Description of the task:
Review the material line by line. Identify and copy every line that contains the string "this".

>> Start Dataset rows

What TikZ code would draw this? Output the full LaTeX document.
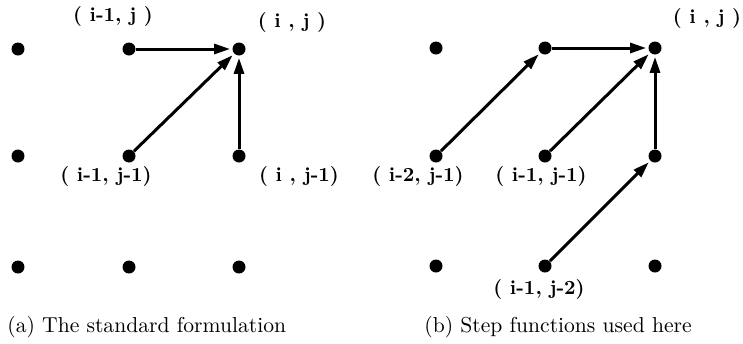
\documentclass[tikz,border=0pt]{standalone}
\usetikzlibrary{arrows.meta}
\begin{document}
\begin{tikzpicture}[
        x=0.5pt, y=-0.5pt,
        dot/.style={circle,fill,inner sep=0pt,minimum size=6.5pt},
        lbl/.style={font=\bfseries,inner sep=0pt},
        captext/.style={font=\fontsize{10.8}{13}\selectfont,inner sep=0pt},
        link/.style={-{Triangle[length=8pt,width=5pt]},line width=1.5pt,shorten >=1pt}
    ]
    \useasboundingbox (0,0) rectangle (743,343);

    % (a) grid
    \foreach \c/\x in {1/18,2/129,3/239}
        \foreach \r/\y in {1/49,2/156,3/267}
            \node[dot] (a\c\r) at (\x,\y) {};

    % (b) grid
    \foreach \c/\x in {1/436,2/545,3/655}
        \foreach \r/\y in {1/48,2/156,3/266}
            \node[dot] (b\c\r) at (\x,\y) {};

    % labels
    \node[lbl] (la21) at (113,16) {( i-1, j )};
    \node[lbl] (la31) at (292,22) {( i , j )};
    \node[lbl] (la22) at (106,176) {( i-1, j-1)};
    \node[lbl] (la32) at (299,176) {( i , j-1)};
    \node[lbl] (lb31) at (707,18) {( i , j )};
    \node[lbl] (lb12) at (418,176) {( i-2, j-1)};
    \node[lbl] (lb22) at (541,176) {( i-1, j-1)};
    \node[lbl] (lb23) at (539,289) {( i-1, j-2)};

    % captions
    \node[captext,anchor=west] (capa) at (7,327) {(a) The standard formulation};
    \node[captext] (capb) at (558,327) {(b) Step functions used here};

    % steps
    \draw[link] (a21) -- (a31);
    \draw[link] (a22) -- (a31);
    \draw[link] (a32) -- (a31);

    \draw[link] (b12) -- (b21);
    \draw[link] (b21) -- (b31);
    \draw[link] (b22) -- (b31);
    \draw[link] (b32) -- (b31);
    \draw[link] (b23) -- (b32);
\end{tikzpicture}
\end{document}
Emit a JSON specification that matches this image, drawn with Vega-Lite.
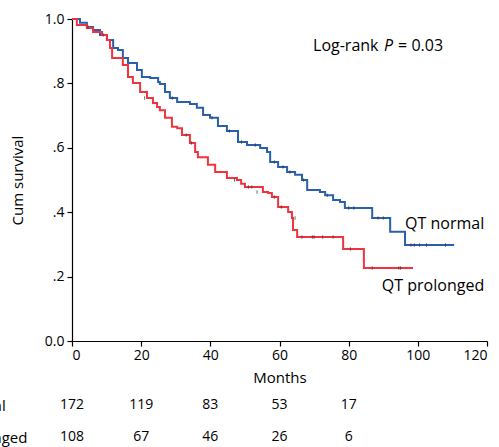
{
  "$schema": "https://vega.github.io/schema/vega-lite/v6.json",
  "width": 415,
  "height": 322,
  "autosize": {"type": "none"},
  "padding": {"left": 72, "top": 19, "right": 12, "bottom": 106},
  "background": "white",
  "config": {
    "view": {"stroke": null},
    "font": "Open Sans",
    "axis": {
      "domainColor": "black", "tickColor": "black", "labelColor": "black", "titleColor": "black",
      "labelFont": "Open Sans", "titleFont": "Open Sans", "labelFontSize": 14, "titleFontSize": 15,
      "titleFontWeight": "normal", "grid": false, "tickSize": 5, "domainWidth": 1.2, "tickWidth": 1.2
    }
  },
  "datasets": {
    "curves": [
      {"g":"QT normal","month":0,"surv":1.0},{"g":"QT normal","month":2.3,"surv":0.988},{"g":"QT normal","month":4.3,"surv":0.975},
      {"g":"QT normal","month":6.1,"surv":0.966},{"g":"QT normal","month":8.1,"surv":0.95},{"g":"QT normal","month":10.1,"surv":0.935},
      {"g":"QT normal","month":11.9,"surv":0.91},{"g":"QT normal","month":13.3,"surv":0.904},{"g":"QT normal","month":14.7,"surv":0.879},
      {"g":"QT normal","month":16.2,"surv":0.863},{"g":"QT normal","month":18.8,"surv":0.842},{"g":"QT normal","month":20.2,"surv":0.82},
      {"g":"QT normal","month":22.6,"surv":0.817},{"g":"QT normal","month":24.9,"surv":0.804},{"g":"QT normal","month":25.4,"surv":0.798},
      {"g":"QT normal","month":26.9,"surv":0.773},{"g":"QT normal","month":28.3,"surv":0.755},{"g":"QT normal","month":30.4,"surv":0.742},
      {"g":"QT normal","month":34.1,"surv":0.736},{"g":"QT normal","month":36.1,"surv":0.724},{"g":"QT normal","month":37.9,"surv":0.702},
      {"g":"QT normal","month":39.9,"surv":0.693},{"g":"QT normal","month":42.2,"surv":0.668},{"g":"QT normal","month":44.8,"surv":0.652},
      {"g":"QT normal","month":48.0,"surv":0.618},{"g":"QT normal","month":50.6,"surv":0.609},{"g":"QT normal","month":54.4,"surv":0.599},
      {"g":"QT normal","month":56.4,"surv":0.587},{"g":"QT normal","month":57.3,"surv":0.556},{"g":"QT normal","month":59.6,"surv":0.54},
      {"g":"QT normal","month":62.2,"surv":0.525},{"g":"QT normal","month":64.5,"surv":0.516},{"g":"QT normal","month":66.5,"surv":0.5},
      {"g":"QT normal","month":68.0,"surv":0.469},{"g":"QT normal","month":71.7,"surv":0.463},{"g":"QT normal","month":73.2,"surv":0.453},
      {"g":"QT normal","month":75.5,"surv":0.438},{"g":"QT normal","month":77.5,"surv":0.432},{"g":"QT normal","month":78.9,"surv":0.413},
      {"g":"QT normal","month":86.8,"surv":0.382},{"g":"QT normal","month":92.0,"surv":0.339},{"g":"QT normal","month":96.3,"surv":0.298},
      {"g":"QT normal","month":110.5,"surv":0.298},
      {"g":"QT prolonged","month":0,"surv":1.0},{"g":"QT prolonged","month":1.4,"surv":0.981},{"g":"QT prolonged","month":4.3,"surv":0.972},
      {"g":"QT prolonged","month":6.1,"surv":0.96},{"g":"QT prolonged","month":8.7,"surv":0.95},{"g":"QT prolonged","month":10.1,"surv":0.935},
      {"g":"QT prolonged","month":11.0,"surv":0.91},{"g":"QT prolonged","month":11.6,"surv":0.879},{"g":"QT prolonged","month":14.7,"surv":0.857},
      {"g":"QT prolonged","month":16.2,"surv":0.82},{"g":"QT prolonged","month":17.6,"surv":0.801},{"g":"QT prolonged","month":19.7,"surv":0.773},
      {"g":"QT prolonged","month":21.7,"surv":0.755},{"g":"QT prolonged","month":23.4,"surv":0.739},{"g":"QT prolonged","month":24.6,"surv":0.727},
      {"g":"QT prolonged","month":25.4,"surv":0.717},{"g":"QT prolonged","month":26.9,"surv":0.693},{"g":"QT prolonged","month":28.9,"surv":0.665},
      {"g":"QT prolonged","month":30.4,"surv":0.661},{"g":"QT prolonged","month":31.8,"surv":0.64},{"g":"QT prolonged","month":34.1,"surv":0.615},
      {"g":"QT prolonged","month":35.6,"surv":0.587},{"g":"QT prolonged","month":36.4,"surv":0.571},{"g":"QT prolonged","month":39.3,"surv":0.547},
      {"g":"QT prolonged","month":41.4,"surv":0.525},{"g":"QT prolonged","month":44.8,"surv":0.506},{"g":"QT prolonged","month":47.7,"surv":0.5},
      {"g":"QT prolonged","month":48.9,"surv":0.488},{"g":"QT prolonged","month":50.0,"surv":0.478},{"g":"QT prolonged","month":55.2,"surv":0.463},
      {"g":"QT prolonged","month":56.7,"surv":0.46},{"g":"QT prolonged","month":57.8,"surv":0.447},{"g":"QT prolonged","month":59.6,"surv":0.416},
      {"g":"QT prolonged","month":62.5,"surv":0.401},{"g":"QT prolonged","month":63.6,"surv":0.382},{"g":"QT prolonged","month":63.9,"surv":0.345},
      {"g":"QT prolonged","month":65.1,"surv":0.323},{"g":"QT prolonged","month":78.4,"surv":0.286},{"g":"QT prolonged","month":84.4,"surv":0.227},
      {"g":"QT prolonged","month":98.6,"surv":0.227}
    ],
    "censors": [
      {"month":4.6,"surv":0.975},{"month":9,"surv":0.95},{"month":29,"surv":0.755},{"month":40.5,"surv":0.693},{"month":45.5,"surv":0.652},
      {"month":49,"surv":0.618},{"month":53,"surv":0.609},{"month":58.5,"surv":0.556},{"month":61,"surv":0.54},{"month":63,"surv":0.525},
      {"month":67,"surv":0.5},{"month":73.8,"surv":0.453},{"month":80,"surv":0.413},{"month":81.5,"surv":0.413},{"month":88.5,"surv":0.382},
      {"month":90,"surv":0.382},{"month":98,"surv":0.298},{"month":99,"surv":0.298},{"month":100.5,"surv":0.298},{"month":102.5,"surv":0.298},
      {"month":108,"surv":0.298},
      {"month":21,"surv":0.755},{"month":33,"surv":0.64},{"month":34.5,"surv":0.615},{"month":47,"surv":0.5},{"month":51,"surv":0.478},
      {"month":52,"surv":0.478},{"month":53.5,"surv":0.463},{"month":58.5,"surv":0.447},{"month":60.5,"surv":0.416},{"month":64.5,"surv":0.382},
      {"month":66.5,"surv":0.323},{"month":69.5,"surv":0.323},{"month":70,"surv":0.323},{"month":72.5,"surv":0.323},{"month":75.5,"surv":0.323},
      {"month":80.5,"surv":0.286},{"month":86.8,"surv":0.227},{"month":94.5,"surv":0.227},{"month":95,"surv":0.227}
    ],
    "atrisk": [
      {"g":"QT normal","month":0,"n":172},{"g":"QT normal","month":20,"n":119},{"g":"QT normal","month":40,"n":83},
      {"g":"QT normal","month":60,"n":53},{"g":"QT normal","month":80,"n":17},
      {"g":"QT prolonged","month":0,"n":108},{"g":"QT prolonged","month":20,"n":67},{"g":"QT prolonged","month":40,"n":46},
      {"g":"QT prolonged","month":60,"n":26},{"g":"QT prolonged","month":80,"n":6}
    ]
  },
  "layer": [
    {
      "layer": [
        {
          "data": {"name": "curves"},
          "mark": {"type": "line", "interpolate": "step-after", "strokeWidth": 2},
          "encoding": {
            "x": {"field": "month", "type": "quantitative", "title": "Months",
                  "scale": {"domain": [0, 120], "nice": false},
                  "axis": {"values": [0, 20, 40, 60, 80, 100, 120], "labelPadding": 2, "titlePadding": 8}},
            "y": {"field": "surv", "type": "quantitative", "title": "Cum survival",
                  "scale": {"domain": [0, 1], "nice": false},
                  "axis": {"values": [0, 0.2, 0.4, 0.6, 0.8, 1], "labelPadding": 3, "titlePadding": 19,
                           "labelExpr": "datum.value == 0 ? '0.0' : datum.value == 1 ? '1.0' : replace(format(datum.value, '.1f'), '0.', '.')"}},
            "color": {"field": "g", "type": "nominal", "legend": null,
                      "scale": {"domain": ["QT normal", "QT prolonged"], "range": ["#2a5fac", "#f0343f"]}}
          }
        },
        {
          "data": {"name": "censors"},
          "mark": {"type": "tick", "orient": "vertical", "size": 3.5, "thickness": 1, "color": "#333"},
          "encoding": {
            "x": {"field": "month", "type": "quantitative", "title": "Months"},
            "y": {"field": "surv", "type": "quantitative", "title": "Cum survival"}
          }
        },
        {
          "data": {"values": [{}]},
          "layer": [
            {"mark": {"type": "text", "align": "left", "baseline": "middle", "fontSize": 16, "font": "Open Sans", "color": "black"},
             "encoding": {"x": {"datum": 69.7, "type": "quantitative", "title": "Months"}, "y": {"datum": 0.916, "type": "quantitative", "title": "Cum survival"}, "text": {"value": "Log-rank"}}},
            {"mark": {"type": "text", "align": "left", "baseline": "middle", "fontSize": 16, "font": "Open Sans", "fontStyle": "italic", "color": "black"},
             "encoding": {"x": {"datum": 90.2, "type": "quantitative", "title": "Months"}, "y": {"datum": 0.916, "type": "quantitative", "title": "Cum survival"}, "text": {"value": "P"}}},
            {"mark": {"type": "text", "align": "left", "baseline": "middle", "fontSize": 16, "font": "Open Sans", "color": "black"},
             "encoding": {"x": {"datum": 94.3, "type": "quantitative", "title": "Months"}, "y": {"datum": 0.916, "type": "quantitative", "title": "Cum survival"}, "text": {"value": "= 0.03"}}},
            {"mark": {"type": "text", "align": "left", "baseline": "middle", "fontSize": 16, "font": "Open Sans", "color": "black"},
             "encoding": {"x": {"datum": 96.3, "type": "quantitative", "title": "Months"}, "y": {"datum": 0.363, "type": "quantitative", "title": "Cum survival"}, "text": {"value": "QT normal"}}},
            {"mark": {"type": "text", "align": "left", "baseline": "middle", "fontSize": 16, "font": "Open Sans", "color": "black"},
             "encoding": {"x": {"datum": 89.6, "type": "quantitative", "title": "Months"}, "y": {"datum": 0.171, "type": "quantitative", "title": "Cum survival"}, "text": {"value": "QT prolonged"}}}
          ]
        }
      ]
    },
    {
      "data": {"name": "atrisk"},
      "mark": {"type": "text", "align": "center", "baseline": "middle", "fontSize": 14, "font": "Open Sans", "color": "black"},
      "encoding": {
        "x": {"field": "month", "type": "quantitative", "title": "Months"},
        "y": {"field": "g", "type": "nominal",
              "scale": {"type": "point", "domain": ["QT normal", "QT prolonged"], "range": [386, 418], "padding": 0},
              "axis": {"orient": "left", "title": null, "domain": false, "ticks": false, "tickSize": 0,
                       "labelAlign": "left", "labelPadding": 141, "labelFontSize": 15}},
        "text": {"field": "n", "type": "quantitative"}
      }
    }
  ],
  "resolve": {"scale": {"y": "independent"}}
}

>> End Dataset rows
>> Start Dataset rows

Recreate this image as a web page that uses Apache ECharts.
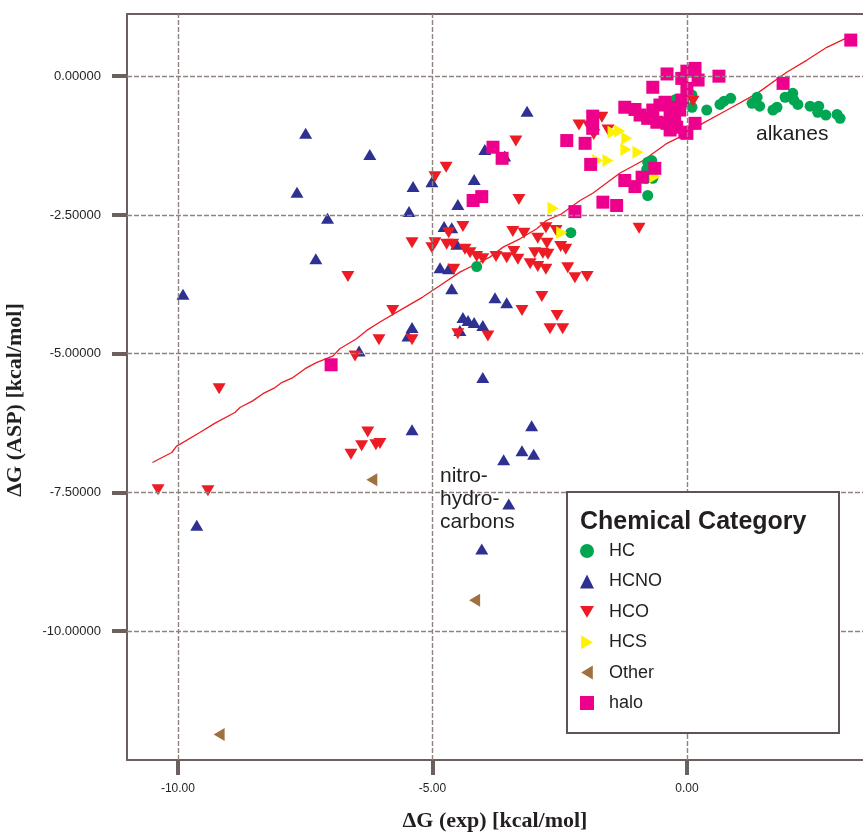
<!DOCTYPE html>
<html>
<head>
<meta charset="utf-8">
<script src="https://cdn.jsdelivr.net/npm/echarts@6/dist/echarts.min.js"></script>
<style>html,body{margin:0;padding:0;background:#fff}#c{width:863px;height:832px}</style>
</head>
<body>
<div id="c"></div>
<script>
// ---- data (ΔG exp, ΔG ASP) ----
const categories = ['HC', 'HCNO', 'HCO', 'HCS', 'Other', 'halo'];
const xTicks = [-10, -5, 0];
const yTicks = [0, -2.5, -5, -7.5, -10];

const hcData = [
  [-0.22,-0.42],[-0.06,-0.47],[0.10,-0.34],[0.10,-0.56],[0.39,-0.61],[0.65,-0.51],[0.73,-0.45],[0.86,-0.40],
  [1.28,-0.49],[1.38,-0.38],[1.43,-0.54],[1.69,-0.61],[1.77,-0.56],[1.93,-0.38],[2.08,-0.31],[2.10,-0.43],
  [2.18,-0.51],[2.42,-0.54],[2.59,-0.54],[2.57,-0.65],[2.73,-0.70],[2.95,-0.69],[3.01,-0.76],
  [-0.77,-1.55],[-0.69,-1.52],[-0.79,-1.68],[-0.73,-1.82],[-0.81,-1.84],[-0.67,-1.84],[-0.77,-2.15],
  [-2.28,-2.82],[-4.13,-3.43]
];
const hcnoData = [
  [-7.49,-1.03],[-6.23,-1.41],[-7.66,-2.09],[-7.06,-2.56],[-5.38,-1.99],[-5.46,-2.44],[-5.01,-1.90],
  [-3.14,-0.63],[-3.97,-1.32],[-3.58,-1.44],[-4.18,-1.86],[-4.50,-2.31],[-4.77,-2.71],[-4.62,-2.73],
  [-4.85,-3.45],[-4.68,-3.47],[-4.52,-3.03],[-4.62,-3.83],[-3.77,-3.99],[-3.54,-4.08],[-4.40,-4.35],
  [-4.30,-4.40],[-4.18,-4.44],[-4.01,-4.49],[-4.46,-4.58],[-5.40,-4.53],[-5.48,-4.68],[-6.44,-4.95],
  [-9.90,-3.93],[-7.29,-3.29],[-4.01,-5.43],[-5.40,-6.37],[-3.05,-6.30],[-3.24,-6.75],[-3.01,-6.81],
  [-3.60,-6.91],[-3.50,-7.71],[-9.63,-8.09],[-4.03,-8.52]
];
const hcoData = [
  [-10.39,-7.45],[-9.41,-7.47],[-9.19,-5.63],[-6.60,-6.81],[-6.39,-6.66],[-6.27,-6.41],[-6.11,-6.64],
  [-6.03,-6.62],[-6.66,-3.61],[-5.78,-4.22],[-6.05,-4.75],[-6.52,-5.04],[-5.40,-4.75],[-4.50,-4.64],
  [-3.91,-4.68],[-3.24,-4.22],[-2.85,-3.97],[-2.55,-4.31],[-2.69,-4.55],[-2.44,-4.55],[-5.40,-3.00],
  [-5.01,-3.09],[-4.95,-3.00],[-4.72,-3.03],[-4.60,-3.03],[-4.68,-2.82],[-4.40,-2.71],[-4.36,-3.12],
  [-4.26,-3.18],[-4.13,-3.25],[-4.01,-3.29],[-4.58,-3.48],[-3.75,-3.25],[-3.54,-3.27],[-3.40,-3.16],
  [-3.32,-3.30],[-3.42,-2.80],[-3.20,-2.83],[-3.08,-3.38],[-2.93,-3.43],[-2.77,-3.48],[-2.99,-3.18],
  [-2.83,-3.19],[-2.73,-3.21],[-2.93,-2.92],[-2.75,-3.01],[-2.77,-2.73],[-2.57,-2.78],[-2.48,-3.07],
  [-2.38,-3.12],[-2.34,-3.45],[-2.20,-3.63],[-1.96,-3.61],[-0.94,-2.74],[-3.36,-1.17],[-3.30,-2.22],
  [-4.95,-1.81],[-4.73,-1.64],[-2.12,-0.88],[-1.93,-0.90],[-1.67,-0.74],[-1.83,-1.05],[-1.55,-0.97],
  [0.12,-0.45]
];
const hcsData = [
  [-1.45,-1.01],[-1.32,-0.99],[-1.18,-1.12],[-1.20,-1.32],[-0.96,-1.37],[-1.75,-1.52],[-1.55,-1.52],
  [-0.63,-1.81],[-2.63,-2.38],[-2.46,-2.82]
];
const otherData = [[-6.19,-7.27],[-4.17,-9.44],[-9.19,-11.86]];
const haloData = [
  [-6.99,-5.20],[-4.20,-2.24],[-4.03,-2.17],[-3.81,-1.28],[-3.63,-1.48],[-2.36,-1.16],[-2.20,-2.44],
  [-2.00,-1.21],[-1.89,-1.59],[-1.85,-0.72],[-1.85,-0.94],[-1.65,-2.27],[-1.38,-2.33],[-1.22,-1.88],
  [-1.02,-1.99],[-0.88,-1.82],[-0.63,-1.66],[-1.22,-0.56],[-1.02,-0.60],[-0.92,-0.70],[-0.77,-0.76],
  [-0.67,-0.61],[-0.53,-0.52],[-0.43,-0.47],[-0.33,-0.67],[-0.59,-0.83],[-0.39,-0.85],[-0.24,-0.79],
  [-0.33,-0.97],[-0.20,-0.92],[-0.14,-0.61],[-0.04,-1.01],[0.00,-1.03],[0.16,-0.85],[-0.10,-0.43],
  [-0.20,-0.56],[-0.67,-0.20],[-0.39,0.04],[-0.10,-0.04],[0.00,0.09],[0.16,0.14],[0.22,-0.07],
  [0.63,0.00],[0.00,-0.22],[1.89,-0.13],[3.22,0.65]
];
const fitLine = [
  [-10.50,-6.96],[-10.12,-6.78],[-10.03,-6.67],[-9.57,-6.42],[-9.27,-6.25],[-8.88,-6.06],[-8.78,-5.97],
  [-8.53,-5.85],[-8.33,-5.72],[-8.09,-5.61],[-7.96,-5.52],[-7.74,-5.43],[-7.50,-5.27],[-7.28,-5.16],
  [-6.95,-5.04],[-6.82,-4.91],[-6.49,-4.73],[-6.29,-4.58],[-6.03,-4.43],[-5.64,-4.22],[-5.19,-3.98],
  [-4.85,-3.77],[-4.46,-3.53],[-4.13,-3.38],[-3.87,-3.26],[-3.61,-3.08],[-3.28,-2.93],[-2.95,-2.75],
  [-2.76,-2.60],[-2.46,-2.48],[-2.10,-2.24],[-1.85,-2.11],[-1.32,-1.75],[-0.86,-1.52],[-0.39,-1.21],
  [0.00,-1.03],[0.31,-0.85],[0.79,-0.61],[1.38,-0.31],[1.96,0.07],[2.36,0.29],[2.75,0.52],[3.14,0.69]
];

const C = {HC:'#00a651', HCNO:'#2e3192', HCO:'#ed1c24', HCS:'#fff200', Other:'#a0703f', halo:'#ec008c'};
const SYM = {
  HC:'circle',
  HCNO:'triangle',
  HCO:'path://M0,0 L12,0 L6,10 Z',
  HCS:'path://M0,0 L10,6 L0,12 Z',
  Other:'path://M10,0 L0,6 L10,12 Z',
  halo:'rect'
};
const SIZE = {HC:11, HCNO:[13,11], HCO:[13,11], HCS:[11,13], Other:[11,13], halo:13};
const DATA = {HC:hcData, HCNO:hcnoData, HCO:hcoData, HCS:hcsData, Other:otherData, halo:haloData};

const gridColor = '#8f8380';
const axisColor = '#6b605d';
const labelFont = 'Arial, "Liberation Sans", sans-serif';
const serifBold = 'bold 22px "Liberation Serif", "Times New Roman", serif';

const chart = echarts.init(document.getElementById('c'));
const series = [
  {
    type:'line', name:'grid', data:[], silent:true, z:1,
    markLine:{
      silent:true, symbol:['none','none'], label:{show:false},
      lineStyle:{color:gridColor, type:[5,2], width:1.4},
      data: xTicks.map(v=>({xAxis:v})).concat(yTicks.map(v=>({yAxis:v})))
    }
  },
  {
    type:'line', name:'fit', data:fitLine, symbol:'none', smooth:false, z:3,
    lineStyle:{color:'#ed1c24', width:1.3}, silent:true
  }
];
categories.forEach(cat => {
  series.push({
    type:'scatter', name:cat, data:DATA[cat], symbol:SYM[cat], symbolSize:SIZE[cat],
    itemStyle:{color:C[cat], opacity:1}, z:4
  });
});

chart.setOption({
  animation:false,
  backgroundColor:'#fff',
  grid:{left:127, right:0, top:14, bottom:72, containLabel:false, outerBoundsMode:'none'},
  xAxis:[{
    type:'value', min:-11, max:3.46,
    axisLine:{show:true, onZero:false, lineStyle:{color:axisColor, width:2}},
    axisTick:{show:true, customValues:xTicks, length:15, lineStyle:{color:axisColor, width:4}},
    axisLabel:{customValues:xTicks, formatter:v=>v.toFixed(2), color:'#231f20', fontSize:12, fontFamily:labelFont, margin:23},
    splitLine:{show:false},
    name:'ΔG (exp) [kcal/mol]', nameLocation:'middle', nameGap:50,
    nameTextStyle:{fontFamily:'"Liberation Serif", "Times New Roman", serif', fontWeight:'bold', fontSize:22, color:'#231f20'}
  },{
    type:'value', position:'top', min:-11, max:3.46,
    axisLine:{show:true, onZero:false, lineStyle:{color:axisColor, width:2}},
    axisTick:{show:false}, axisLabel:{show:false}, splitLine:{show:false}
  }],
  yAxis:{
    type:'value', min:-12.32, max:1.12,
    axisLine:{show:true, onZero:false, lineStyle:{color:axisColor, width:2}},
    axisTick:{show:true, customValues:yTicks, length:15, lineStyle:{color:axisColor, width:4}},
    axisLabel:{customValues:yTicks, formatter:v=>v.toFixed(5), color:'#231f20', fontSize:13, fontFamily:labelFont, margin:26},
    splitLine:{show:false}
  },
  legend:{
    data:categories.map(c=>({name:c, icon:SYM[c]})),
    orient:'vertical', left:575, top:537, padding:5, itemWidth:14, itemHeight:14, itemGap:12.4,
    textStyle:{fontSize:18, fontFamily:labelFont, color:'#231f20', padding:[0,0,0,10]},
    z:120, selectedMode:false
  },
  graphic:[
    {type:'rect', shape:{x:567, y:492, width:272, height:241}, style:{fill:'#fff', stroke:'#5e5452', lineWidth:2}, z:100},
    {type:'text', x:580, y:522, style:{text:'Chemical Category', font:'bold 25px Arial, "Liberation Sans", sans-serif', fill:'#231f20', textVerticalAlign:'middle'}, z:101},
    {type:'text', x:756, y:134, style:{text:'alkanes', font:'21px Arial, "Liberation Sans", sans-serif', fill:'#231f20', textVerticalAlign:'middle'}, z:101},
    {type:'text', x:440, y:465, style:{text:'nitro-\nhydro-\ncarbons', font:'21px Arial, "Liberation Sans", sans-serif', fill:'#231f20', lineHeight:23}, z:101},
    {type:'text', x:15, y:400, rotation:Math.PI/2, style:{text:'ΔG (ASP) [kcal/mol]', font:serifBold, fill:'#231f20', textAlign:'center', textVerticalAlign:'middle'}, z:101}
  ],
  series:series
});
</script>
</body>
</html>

>> End Dataset rows

Output of the task:
What TikZ code would draw this? Output the full LaTeX document.
Emit a JSON specification that matches this image, drawn with Vega-Lite.
Recreate this image as a web page that uses Apache ECharts.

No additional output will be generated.